The two met in '88 to decide for good and all who the TRUE heavyweight champion was. In less than a single round, it was clear that man was Iron Mike. After his crushing defeat at the gloves of Tyson, Spinks walked away from the sport - and with good reason. What was there left to prove?

Marvelous Marvin Hagler: Hagler was THE MAN at middleweight - a true warrior with a true skill set who came up the hard way. His rule in the 80's was legendary. Hagler won what may well have been the greatest fight ever by knocking out Tommy Hearns in the third round in '85. He then went on to KO John Mugabi in an absolute war the following year.

Sensing the time was right to strike, Ray Leonard challenged the aging Hagler in '87. Although soundly favored, Hagler nonetheless lost one of the most controversial decisions in boxing history.

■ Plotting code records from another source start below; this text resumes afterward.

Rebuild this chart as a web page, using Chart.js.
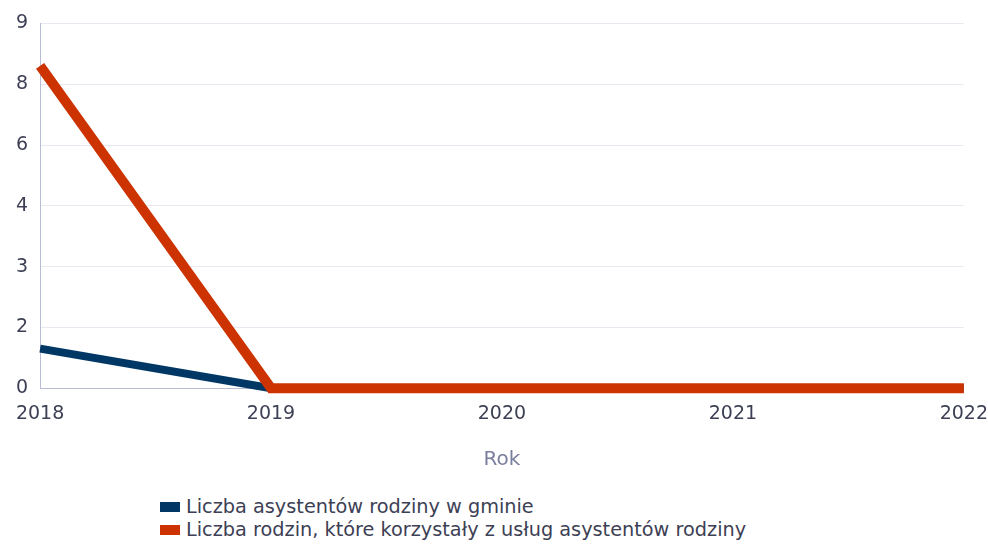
<!DOCTYPE html>
<html>
<head>
<meta charset="utf-8">
<script src="https://cdn.jsdelivr.net/npm/chart.js@4"></script>
<style>
  body { margin: 0; background: #fff; font-family: "DejaVu Sans", sans-serif; }
  #wrap { position: relative; width: 988px; height: 544px; overflow: hidden; }
  #chart { position: absolute; left: 0; top: 0; }
  #legend { position: absolute; left: 160px; top: 495px; font-size: 19.3px; color: #3d3f55; line-height: 23px; }
  #legend div { display: flex; align-items: center; }
  #legend span.box { display: inline-block; width: 20px; height: 10px; margin-right: 6px; }
</style>
</head>
<body>
<div id="wrap">
  <canvas id="chart" width="1002" height="476"></canvas>
  <div id="legend"></div>
</div>
<script>
const years = ['2018', '2019', '2020', '2021', '2022'];
const assistants = [1.3, 0, 0, 0, 0];
const families = [8.3, 0, 0, 0, 0];
const yTickLabels = [0, 2, 3, 4, 6, 8, 9];

const seriesNames = ['Liczba asystentów rodziny w gminie', 'Liczba rodzin, które korzystały z usług asystentów rodziny'];
const seriesColors = ['#003764', '#cc3300'];

// the axis is spaced by tick index, not by value
function toPos(v) {
    for (let i = 0; i < yTickLabels.length - 1; i++) {
        const a = yTickLabels[i], b = yTickLabels[i + 1];
        if (v <= b) return i + (v - a) / (b - a);
    }
    return yTickLabels.length - 1;
}

const ctx = document.getElementById('chart').getContext('2d');
const chart = new Chart(ctx, {
    type: 'line',
    data: {
        labels: years,
        datasets: [{
            label: seriesNames[0],
            data: assistants.map(toPos),
            borderColor: seriesColors[0],
            backgroundColor: seriesColors[0],
            borderWidth: 8,
            pointRadius: 0,
            tension: 0,
            clip: false,
            order: 1
        }, {
            label: seriesNames[1],
            data: families.map(toPos),
            borderColor: seriesColors[1],
            backgroundColor: seriesColors[1],
            borderWidth: 10,
            pointRadius: 0,
            tension: 0,
            clip: false,
            order: 0
        }]
    },
    options: {
        responsive: false,
        animation: false,
        layout: { padding: { top: 16, right: 0, left: 4 } },
        plugins: {
            legend: { display: false },
            tooltip: { enabled: false }
        },
        scales: {
            x: {
                offset: false,
                grid: { display: false, drawTicks: false },
                border: { color: '#b8bcd4', width: 1 },
                ticks: { color: '#3d3f55', font: { family: 'DejaVu Sans', size: 19 }, padding: 14, maxRotation: 0 },
                title: { display: true, text: 'Rok', color: '#7b7f9e', font: { family: 'DejaVu Sans', size: 20 }, padding: { top: 9 } }
            },
            y: {
                min: 0,
                max: yTickLabels.length - 1,
                ticks: {
                    stepSize: 1,
                    color: '#3d3f55',
                    font: { family: 'DejaVu Sans', size: 19 },
                    padding: 12,
                    callback: (v) => yTickLabels[v]
                },
                grid: { color: '#e8e9f0', drawTicks: false },
                border: { color: '#b8bcd4', width: 1 }
            }
        }
    }
});

const legend = document.getElementById('legend');
seriesNames.forEach((name, i) => {
    const row = document.createElement('div');
    row.innerHTML = '<span class="box" style="background:' + seriesColors[i] + '"></span>' + name;
    legend.appendChild(row);
});
</script>
</body>
</html>
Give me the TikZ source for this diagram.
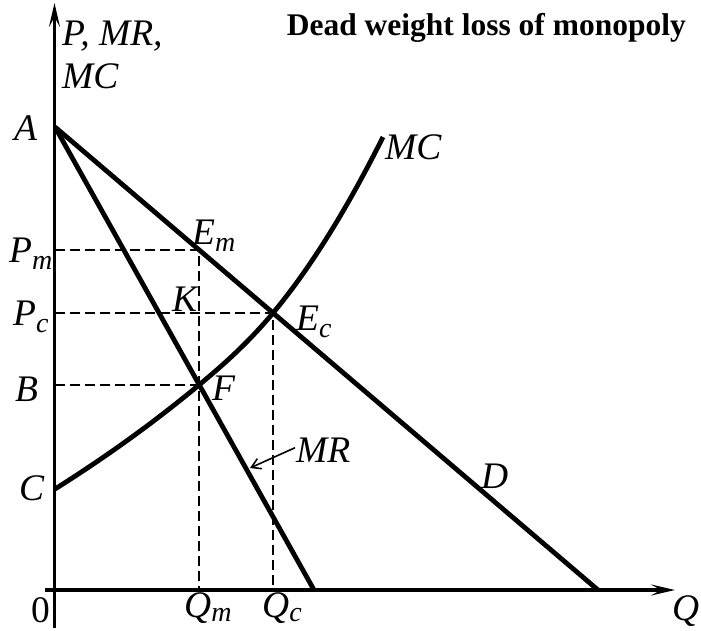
\documentclass[tikz,border=0pt]{standalone}
\usepackage{fontspec}
\setmainfont{Liberation Serif}
\usetikzlibrary{arrows.meta}
\newcommand\sbs[1]{\raisebox{-0.2em}{\fontsize{28}{28}\selectfont #1}}
\newcommand\sbsq[1]{\raisebox{-0.12em}{\fontsize{28}{28}\selectfont #1}}
\begin{document}
\begin{tikzpicture}[x=1pt,y=-1pt,
  lbl/.style={font=\fontsize{37.5}{40}\selectfont\itshape, inner sep=0pt, anchor=base west},
  curve/.style={line width=4.8pt},
  axisline/.style={line width=3.2pt, -{Stealth[length=24pt,width=11pt,inset=10pt]}},
  guide/.style={line width=1.9pt, dash pattern=on 10pt off 5pt},
  ptr/.style={line width=1.6pt, -{Straight Barb[length=9pt,width=11pt]}}]
\useasboundingbox (0,0) rectangle (701,630);
% axes
\coordinate (Ybot) at (54.5,628);
\coordinate (Ytop) at (54.5,3);
\coordinate (Xl) at (45,590);
\coordinate (Xr) at (675,590);
\draw[axisline] (Ybot) -- (Ytop);
\draw[axisline] (Xl) -- (Xr);
% key points
\coordinate (A) at (55,127);
\coordinate (Dend) at (598,590);
\coordinate (MRend) at (314,590);
\coordinate (C) at (55,489);
\coordinate (Em) at (199,250);
\coordinate (Ec) at (273,313);
\coordinate (F) at (199,385);
\coordinate (MCend) at (383,137);
\coordinate (Pm) at (55,250);
\coordinate (Pc) at (55,313);
\coordinate (Bp) at (55,385);
\coordinate (Qm) at (199,590);
\coordinate (Qc) at (273,590);
% guides
\draw[guide] (Pm) -- (Em) -- (Qm);
\draw[guide] (Pc) -- (Ec) -- (Qc);
\draw[guide] (Bp) -- (F);
% curves
\draw[curve] (A) -- (Dend);
\draw[curve] (A) -- (MRend);
\draw[curve] (C) .. controls (103,458.8) and (151,424.8) .. (F)
                 .. controls (223.7,364.5) and (248.3,342.6) .. (Ec)
                 .. controls (309.7,269) and (346.3,210.3) .. (MCend);
% labels
\node[lbl] (ylab1) at (62,45) {P, MR,};
\node[lbl] (ylab2) at (62,88) {MC};
\node[font=\fontsize{31.5}{33}\selectfont\bfseries, inner sep=0pt, anchor=base east] (title) at (686,35) {Dead weight loss of monopoly};
\node[lbl] (lA) at (14,140) {A};
\node[lbl] (lPm) at (9,262) {P\sbs{m}};
\node[lbl] (lPc) at (13,325) {P\sbs{c}};
\node[lbl] (lB) at (15,401) {B};
\node[lbl] (lC) at (19,500) {C};
\node[font=\fontsize{37.5}{40}\selectfont, inner sep=0pt, anchor=base west] (l0) at (31,622) {0};
\node[lbl] (lQm) at (184,617) {Q\sbsq{m}};
\node[lbl] (lQc) at (262,617) {Q\sbsq{c}};
\node[lbl] (lQ) at (672,620) {Q};
\node[lbl] (lEm) at (192,244) {E\sbs{m}};
\node[lbl] (lK) at (172,311) {K};
\node[lbl] (lEc) at (296,330) {E\sbs{c}};
\node[lbl] (lF) at (212,400) {F};
\node[lbl] (lMR) at (296,462) {MR};
\node[lbl] (lD) at (481,488) {D};
\node[lbl] (lMC) at (385,159) {MC};
\coordinate (mrTip) at (250,468);
\draw[ptr] (lMR.west) ++(-1,-2) coordinate (mrStart) (mrStart) -- (mrTip);
\end{tikzpicture}
\end{document}
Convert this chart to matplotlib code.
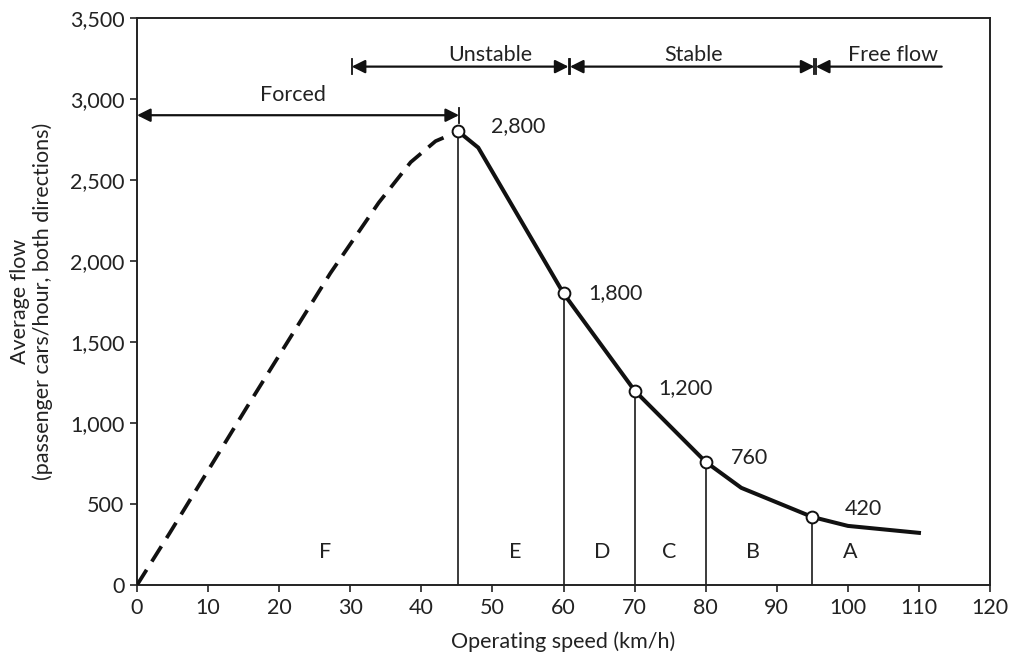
import matplotlib
matplotlib.use("Agg")
import matplotlib.pyplot as plt
from matplotlib.ticker import FuncFormatter

plt.rcParams['font.family'] = ['Lato', 'DejaVu Sans']

# Data
forced_speed = [0, 4.6, 15.5, 27.2, 34.0, 38.5, 42.0, 45.2]
forced_flow = [0, 321, 1101, 1925, 2360, 2610, 2740, 2800]
stable_speed = [45.2, 48, 60, 70, 80, 85, 90, 95, 100, 110]
stable_flow = [2800, 2700, 1800, 1200, 760, 600, 510, 420, 365, 322]
key_speed = [45.2, 60, 70, 80, 95]
key_flow = [2800, 1800, 1200, 760, 420]
key_labels = ["2,800", "1,800", "1,200", "760", "420"]
key_label_x = [49.8, 63.5, 73.4, 83.5, 99.6]
key_label_y = [2830, 1800, 1215, 785, 470]
los_letters = ["F", "E", "D", "C", "B", "A"]
los_x = [26.5, 53.2, 65.4, 74.9, 86.6, 100.3]
los_y = 206
regions = ["Forced", "Unstable", "Stable", "Free flow"]
region_start = [0, 30.2, 60.9, 95.5]
region_end = [45.3, 60.7, 95.3, 113.2]
region_y = [2900, 3200, 3200, 3200]
region_text_x = [22, 49.7, 78.3, 106.3]
region_text_y = [2985, 3235, 3235, 3235]

fig = plt.figure(figsize=(10.12, 6.6), dpi=100)
ax = fig.add_axes([0.1354, 0.1136, 0.9783 - 0.1354, 0.9727 - 0.1136])

fs = 15.5
ink = '#1a1a1a'
# vertical drop lines
for xs, ys in zip(key_speed, key_flow):
    ax.plot([xs, xs], [0, ys], color=ink, lw=1.2, zorder=2)

ax.plot(forced_speed, forced_flow, color='#111111', lw=2.7, dashes=(4.8, 2.6),
        solid_capstyle='butt', zorder=3)
ax.plot(stable_speed, stable_flow, color='#111111', lw=2.9, solid_joinstyle='round', zorder=3)
ax.plot(key_speed, key_flow, 'o', ms=8.5, mfc='white', mec='#111111', mew=1.4, zorder=4)

for lx, ly, t in zip(key_label_x, key_label_y, key_labels):
    ax.text(lx, ly, t, ha='left', va='center', fontsize=fs, color='#222222')

for lx, t in zip(los_x, los_letters):
    ax.text(lx, los_y, t, ha='center', va='center', fontsize=fs, color='#222222')

# region arrows
for i, (s, e, y) in enumerate(zip(region_start, region_end, region_y)):
    right_head = i < 3
    style = '<|-|>' if right_head else '-|>'
    ax.annotate('', xy=(s, y), xytext=(e, y),
                arrowprops=dict(arrowstyle=style, color='#111111', lw=1.6,
                                mutation_scale=20, shrinkA=0, shrinkB=0),
                annotation_clip=False, zorder=5)
    bars = []
    if i > 0:
        bars.append(s)
    if right_head:
        bars.append(e)
    for bx in bars:
        ax.plot([bx, bx], [y - 45, y + 45], color='#111111', lw=1.3, zorder=5)

for tx, ty, t in zip(region_text_x, region_text_y, regions):
    ax.text(tx, ty, t, ha='center', va='baseline', fontsize=fs, color='#222222')

ax.set_xlim(0, 120)
ax.set_ylim(0, 3500)
ax.set_xticks(range(0, 121, 10))
ax.set_yticks(range(0, 3501, 500))
ax.yaxis.set_major_formatter(FuncFormatter(lambda v, p: f"{int(v):,}"))
ax.tick_params(direction='out', length=5, width=1.2, labelsize=fs, colors='#222222', pad=4)
for sp in ax.spines.values():
    sp.set_linewidth(1.4)
    sp.set_color('#222222')

ax.set_xlabel("Operating speed (km/h)", fontsize=fs, color='#222222', labelpad=10)
ax.set_ylabel("Average flow\n(passenger cars/hour, both directions)", fontsize=fs,
              color='#222222', labelpad=12, linespacing=1.15)

fig.savefig("out.png", dpi=100)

Realizing tough guys can't catch a break when facing pop culture icons, Hagler retired rather than engaging in a rematch with Leonard, his reputation, money and health in tack.

Wise move.

Rocky Marciano: Probably the most famous undefeated pug in history, Marciano is unique for retiring while on top. A champ who met and bested all comers, including the amazing Joe Walcott and a way over the hill Joe Louis, Marciano wisely packed it in after winning a brawl with the great Archie Moore (it's my personal all time favorite fight after Hagler-Hearns).

He may have died too young in a plane crash, but Maricano died a legend, not just in the world of boxing, but in the entire world of sports. Talk about leaving a legacy.

George Foreman: I know what you're thinking - Big George doesn't belong here. Ah, but he does! After getting beaten by Jimmy Young in '77, Foreman found God and stopped fighting. When he came back, ten full years later in '87, many laughed. Foreman was a different man than before, though: happy, God fearing, likable...and in possession of a jab that could set up his still potent power punches.

You know the rest of the story. Against all reason, Foreman managed to regain the heavyweight title by besting Michael Moorer in '94 - a full twenty years after he lost it to Muhammad Ali in Zaire. Foreman stopped boxing in '97, a legit legend and wildly successful corporate spokesman.

Ask yourself this - would this story have had such a happy ending if Foreman had decided to keep right on fighting after the loss to Jimmy Young all those years ago?